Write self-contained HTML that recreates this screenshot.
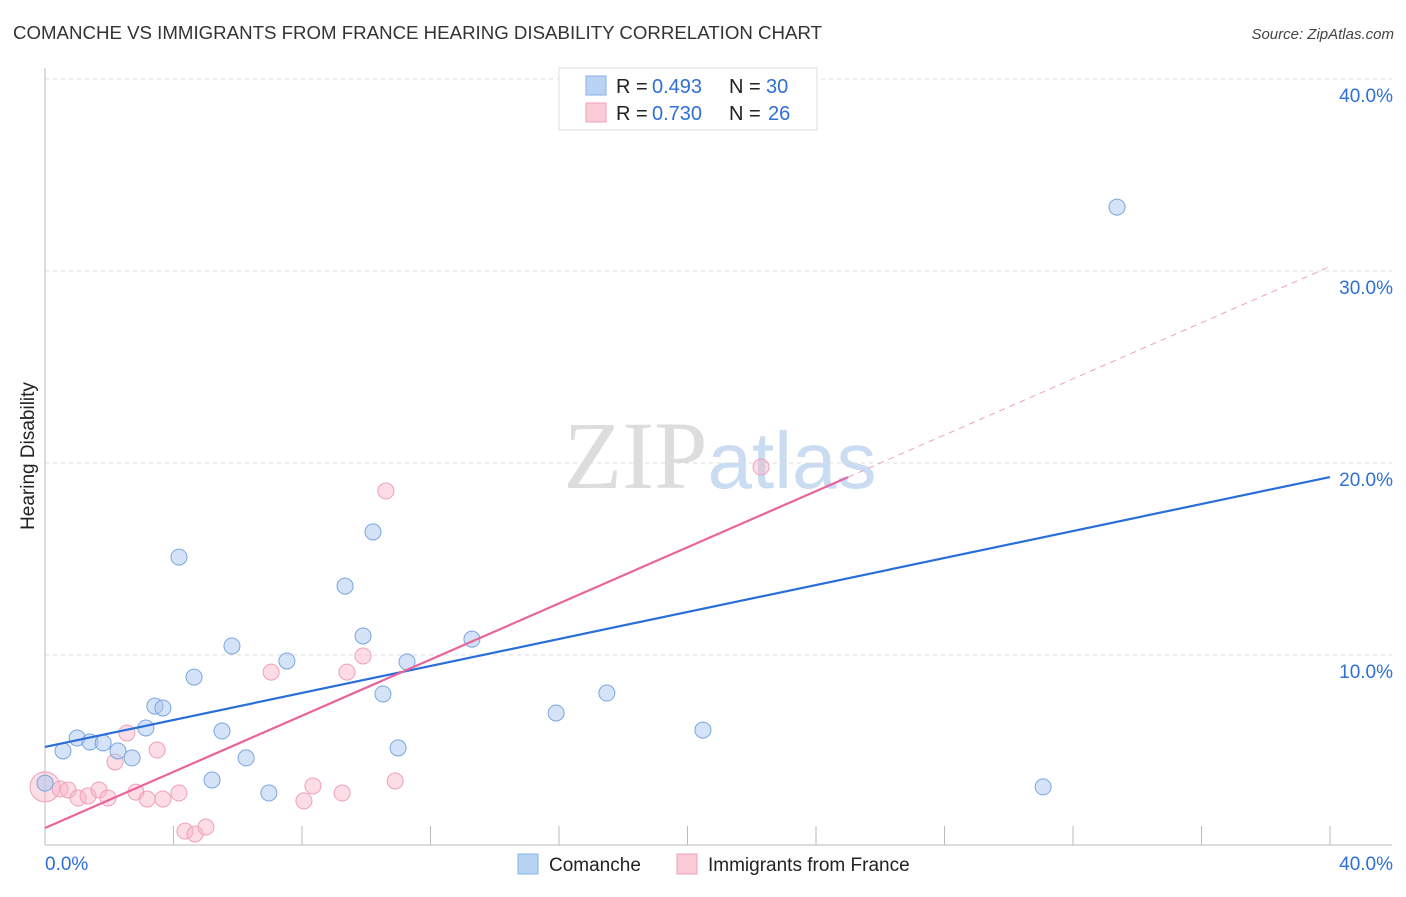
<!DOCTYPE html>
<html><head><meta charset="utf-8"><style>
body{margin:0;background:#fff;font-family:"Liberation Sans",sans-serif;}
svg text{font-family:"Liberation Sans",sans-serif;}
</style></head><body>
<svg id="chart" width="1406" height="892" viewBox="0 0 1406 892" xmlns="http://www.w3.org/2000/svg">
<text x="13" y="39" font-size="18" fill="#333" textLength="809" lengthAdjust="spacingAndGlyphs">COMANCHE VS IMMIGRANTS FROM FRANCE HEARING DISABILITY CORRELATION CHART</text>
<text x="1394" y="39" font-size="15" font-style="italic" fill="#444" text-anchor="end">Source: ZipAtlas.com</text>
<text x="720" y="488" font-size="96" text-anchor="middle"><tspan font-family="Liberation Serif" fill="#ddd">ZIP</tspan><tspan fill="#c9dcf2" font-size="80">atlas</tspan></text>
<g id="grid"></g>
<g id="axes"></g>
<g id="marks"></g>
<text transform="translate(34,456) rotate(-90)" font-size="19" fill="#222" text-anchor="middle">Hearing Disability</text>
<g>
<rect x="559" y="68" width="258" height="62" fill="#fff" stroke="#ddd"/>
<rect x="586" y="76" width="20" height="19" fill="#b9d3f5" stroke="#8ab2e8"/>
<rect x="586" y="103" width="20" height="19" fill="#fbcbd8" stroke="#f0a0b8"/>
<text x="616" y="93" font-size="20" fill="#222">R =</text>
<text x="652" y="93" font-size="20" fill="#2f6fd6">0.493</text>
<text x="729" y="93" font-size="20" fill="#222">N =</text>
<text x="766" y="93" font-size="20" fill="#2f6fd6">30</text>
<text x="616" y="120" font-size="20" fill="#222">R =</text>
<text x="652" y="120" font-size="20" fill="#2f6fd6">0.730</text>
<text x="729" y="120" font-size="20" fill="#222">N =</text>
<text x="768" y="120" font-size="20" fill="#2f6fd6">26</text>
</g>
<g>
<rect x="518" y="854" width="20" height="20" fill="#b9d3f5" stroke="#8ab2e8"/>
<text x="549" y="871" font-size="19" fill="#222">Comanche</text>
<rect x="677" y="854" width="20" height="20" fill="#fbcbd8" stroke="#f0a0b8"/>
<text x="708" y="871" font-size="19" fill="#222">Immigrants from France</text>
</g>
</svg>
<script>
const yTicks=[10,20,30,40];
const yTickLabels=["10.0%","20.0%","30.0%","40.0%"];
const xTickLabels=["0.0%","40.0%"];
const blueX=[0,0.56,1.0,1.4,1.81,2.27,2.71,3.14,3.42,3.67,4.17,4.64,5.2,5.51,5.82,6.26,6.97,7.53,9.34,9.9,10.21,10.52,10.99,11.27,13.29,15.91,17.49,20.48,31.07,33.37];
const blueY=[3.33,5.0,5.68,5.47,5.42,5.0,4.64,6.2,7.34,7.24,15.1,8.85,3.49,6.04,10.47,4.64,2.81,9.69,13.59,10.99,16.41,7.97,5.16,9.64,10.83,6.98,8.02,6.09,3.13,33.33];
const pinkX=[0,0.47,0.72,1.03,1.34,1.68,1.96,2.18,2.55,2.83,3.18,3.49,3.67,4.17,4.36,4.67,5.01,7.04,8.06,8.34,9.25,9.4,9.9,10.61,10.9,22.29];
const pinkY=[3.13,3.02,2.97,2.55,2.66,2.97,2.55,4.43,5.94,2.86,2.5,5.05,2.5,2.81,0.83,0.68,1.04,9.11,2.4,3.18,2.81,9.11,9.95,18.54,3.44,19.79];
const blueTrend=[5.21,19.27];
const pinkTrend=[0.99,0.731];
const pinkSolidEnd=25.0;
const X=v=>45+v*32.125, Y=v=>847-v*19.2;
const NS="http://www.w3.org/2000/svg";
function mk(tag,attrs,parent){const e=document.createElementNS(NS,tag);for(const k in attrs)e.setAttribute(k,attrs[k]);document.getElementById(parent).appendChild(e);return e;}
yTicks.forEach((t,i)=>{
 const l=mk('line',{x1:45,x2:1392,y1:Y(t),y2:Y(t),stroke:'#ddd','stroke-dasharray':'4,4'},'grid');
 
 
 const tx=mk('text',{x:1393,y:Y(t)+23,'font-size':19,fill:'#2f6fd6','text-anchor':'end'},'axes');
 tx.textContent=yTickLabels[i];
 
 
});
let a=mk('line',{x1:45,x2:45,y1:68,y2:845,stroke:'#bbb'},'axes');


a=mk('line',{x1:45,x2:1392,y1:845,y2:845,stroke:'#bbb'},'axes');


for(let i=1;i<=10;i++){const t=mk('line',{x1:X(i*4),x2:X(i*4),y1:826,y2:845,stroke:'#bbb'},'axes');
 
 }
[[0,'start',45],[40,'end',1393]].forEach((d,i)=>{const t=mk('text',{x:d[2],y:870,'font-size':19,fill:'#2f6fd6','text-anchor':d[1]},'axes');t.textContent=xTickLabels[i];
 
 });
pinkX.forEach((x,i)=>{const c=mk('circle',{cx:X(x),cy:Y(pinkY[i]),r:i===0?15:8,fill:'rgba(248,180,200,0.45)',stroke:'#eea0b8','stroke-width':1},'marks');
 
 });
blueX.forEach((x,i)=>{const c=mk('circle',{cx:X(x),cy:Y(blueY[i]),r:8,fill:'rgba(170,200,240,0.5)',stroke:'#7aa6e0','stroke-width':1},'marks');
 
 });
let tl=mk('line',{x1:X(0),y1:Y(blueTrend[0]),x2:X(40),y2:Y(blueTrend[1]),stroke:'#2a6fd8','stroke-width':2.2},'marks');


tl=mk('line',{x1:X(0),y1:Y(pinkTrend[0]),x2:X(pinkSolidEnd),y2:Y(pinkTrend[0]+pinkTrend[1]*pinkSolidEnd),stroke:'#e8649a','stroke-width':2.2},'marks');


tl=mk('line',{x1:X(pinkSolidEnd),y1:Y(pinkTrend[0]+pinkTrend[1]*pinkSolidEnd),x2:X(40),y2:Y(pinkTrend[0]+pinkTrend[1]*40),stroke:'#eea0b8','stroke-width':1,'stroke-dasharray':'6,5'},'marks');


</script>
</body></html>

...

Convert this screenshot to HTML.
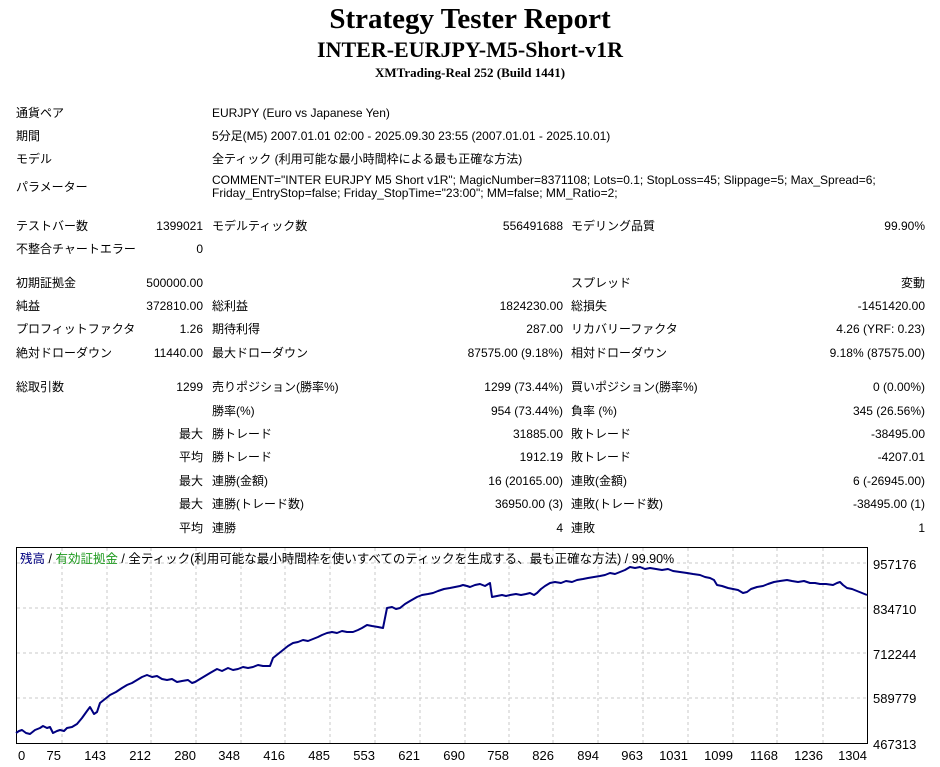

Exercise description:
Identify the lines in the records above that contain the word "screenshot", then state how many there are and nothing more.

Written response:
2